Getting started¶
First app¶
Each Flink app is a Java main function which defines the data flow to execute on a stream:
- Obtain an execution environment,
- Load/create the initial data,
- Specify transformations on this data,
- Specify where to put the results of your computations,
- Trigger the program execution
Once we build the application jar file, we use Flink CLI to send the jar as a job to the Job manager server.
During development, we can use docker-compose to start a simple Flink session
cluster or use a docker compose which starts a standalone job manager to execute one unique job, which has the application jar mounted inside the docker image.
- Start Flink session cluster using the following command:
# under this repository folder
docker-compose up -d
version: "3.8"
services:
jobmanager:
image: flink:latest
hostname: jobmanager
ports:
- "8081:8081"
command: jobmanager
environment:
FLINK_PROPERTIES: "jobmanager.rpc.address: jobmanager"
volumes:
- .:/home
taskmanager:
image: flink:latest
hostname: taskmanager
depends_on:
- jobmanager
command: taskmanager
scale: 2
volumes:
- .:/home
environment:
- |
FLINK_PROPERTIES=
jobmanager.rpc.address: jobmanager
taskmanager.numberOfTaskSlots: 4
The docker compose mounts the local folder to /home
in both the job manager and task manager containers so that, we can submit the job from the job manager (accessing the compiled jar) and also access the input data files in the task manager container.
-
Create a Quarkus app:
quarkus create app -DprojectGroupId=jbcodeforce -DprojectArtifactId=my-flink
. See code examples undermy-flink
folder andjbcodeforce.p1
package. -
Add the following maven dependencies into the
pom.xml
<!-- https://mvnrepository.com/artifact/org.apache.flink/flink-java -->
<dependency>
<groupId>org.apache.flink</groupId>
<artifactId>flink-java</artifactId>
<version>${flink-version}</version>
</dependency>
<dependency>
<groupId>org.apache.flink</groupId>
<artifactId>flink-streaming-java</artifactId>
<version>${flink-version}</version>
<scope>provided</scope>
</dependency>
-
Create a Java Class with a main function and the following code structure:
- get Flink execution context
- defined process flow to apply to the data stream
- start the execution
// Get execution context
ExecutionEnvironment env = ExecutionEnvironment.getExecutionEnvironment();
// use file as input so use program arguments to get file name
ParameterTool params = ParameterTool.fromArgs(args);
env.getConfig().setGlobalJobParameters(params);
// Define data flow processing...
env.execute();
The code above uses the ParameterTool class to process the program arguments.
So most of the basic examples use --input filename
and --output filename
as java arguments.
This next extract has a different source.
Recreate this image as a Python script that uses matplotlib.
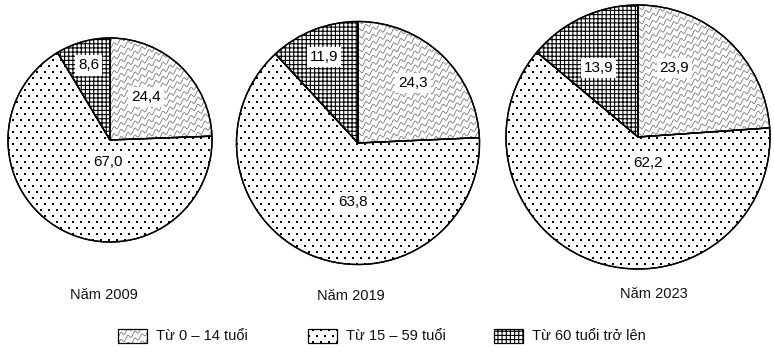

So params
will have those arguments in a Map.
- Be sure to set quarkus uber-jar generation (
quarkus.package.type=uber-jar
) in theapplication.properties
to get all the dependencies in a unique jar: Flink needs all dependencies in the classpath. - Package the jar with
mvn package
- Every Flink application needs a reference to the execution environment (variable
env
in previous example). - To submit a job to a Session cluster, use the following command which uses the
flink
cli inside the runningJobManagwe
container:
# One way with mounted files to task manager and job manager containers.
CNAME="jbcodeforce.p1.WordCountMain"
JMC=$(docker ps --filter name=jobmanager --format={{.ID}})
docker exec -ti $JMC flink run -d -c $CNAME /home/my-flink/target/my-flink-1.0.0-runner.jar --input file:///home/my-flink/data/wc.txt --output file:///home/my-flink/data/out.csv
In the execution above, flink
is a CLI available inside the job-manager container.
See the coding practice summary for other dataflow examples.
And the official operators documentation to understand how to transform one or more DataStreams into a new DataStream. Programs can combine multiple transformations into sophisticated data flow topologies.
Unit testing¶
There are three type of function to test:
- Stateless
- Stateful
- Timed process
Stateless¶
For stateless, the data flow can be isolated in static method within the main class, or defined within a separate class. The test instantiates the class and provides the data.
For example testing a string to a tuple mapping (MapTrip() is a MapFunction(...) extension):
public void testMapToTuple() throws Exception {
MapTrip mapFunction = new MapTrip();
Tuple5<String,String,String, Boolean, Integer> t = mapFunction.map("id_4214,PB7526,Sedan,Wanda,yes,Sector 19,Sector 10,5");
assertEquals("Wanda",t.f0);
assertEquals("Sector 19",t.f1);
assertEquals("Sector 10",t.f2);
assertTrue(t.f3);
assertEquals(5,t.f4);
}
Stateful¶
The test needs to check whether the operator state is updated correctly and if it is cleaned up properly along with the output of the operator. Flink provides TestHarness classes so that we don’t have to create the mock objects.
Example of standalone job docker-compose file¶
Change the --job-classname
parameter of the standalone-job command within the docker-compose file:
version: "2.2"
services:
jobmanager:
image: flink:latest
ports:
- "8081:8081"
command: standalone-job --job-classname com.job.ClassName [--job-id <job id>] [--fromSavepoint /path/to/savepoint [--allowNonRestoredState]] [job arguments]
volumes:
- /host/path/to/job/artifacts:/opt/flink/usrlib
environment:
- |
FLINK_PROPERTIES=
jobmanager.rpc.address: jobmanager
parallelism.default: 2
taskmanager:
image: flink:latest
depends_on:
- jobmanager
command: taskmanager
scale: 1
volumes:
- /host/path/to/job/artifacts:/opt/flink/usrlib
environment:
- |
FLINK_PROPERTIES=
jobmanager.rpc.address: jobmanager
taskmanager.numberOfTaskSlots: 2
parallelism.default: 2